J'étais en Algérie, pour mon service militaire, et je voulais m'inscrire
à Paris au certificat de Licence Mmp, Méthodes mathématiques de la
physique, le
célèbre cours de Laurent Schwartz. J'avais beaucoup regretté de ne
pas avoir eu Laurent
Schwartz comme Professeur
à l'Ecole Polytechnique, et je tenais à suivre son cours, même de
loin. Enorme déception pour
moi, Laurent Schwartz décidait cette année-là de laisser son cours
à un certain Lions...
Comment pouvais-je imaginer le rôle immense qu'allait jouer J.-L. Lions
dans ma vie ? Bien
ignorant des mathématiques appliquées, j'avais commencé par
travailler des disciplines
comme l'économie, la recherche opérationnelle puis l'informatique
naissante. C'est dans le
contexte de l'institut Blaise Pascal, où je suivais en 1965-1966 les
cours de l'Institut de
programmation, que j'assistais pour la première fois à l'option analyse
numérique
qu'assurait alors J.-L. Lions. Un véritable coup de foudre pour ce cours,
où j'étais venu
par curiosité, me rappelant l'épisode de 1962. Je cherchais ma voie
vers la carrière
universitaire, et si j'aimais bien les mathématiques, elles s'étaient
limitées pour moi
jusqu'alors aux mathématiques pures, trop abstraites pour mon goût et
mes capacités. Les
mathématiques de J.-L. Lions me mettaient à l'aise et m'attiraient.
Mais n'était il pas
trop tard pour moi ? Je me décidais alors à une
épreuve, passer à la session d'octobre 1966, le DEA d'analyse
numérique de J.-L. Lions. J'ai
beaucoup travaillé cet été là, et j'étais passionné par le
sujet. Ma plus belle récompense, être
reçu avec mention très bien. Pouvais-je demander à J.-L. Lions de
travailler avec lui ? Je
n'osais pas encore. C'est mon ami de Tunis, Roger Temam, déjà brillant
élève du maître, qui a
bien voulu accepter de parler de moi et de m'obtenir un rendez-vous
téléphonique. Son
intervention était bien utile, J.-L. Lions, déjà submergé
d'élèves, venait de refuser la
demande d'un élève de l'Ecole Normale. J'étais donc très ému,
pourquoi s'intéresserait-il
à moi ? Comment dissimuler mes lacunes en mathématiques ? Le
rendez-vous téléphonique était
entre 18h 30 et 18h 35, unique créneau où l'on pouvait le joindre, et
il y avait beaucoup de
prétendants. Par chance, je l'ai eu au téléphone. Je m'attendais à
ce qu'il dissèque mon bagage
mathématique, et cela m'inquiétait beaucoup, mais il m'a en fait
demandé de lui décrire mon
activité présente. J'étais surpris et terrorisé, car je faisais de
la recherche opérationnelle.
Avec mon souvenir des mathématiciens de l'époque, j'étais persuadé
que pour eux cela devait
présenter un intérêt nul, pour ne pas dire négatif. Je pensais que
mon compte était bon.
C'était mal connaître l'extraordinaire ouverture d'esprit et la
clairvoyance pour les applications
de J.-L. Lions. Il posait beaucoup de questions, et ce domaine très
nouveau pour lui l'amenait à des
rapprochements avec d'autres sujets auxquels il commençait à
s'intéresser, grâce à son
activité de conseil à la Sema (j'ignorais bien sûr tout cela).

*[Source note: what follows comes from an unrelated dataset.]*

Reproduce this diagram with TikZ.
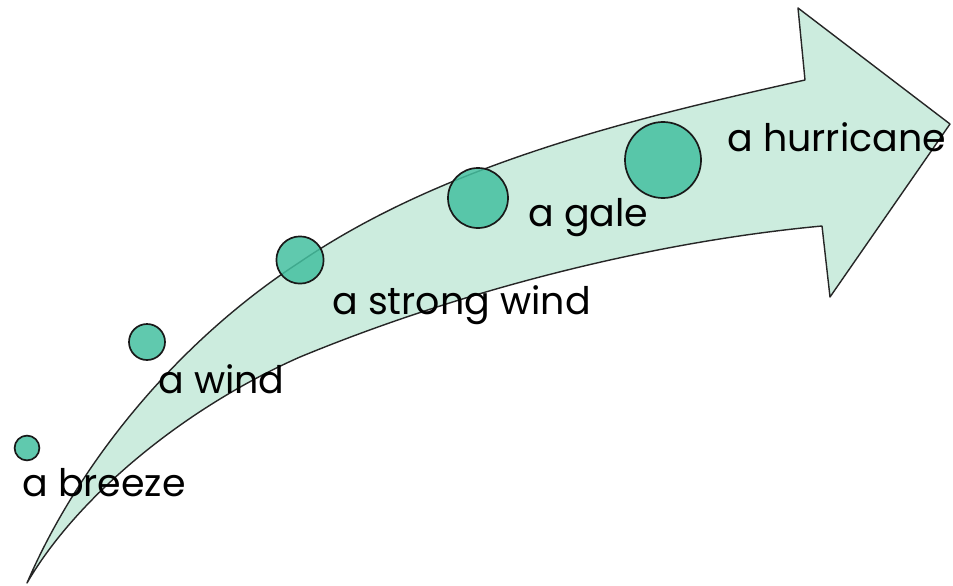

Bref, à mon grand étonnement,
je passais une première
étape, puisqu'il me demandait de venir le voir. Lors de cette rencontre,
il m'a tendu un livre
sur le contrôle adaptatif, qui venait de sortir, et il m'a proposé de
faire un exposé sur ce
travail à son séminaire. Comment cet homme, qui à l'époque commençait à découvrir le contrôle
optimal, qui ne connaissait pas le contrôle stochastique, pouvait-il
déjà penser au
contrôle adaptatif ? Il avait tout de suite fait le lien entre la
recherche opérationnelle
et cette théorie du contrôle naissante. Il m'ouvrait tout un domaine,
au lieu de me poser un
problème pointu, comme il était coutume de le faire. Je comprenais
enfin qu'il cherchait
à me mettre dans les meilleures conditions d'épanouissement pour moi.
Mon bagage
mathématique n'était pas mon point fort, mais j'avais des connaissances
dans des
disciplines appliquées. A moi de faire mes preuves dans la voie royale
qu'il m'ouvrait.
Cette vision et cette extraordinaire capacité à obtenir le meilleur de
ses élèves sont
des dons, ou sans doute le résultat d'une méthode, qui sont
inégalées à ce jour.
C'est la clé qui explique le nombre étonnant d'élèves ou de
collaborateurs de J.-L.
Lions. Je lui ai succédé à l'Inria en 1984, et au Cnes (dans ce cas
pas directement) en
1996. Bien entendu, sa recommandation a été essentielle dans les deux
cas. Au-delà de ce
que je lui dois comme professeur, je lui dois cet appui et cette confiance,
qui ont permis cette
évolution de carrière, à laquelle j'étais loin de m'attendre. Mais
je n'ai pas seulement de la
reconnaissance, je sais que sa méthode est remarquablement efficace, et
que j'ai tout intérêt à
m'en inspirer. Dans toutes les situations délicates, et même en
général, je me demande comment
aurait fait Lions. Très souvent, sans bien sûr exagérer, je lui ai
demandé conseil. Cela m'a
toujours servi. Maintenant qu'il n'est plus là pour me conseiller, il me
sera d'autant plus
nécessaire d'imaginer son comportement. Pour moi, J.-L. Lions aura
été le maître au sens complet
du terme, celui qui m'a enseigné ce que je sais, celui qui m'a formé
pour la vie, et celui qui
aura joué un rôle essentiel à tous les niveaux de ma carrière.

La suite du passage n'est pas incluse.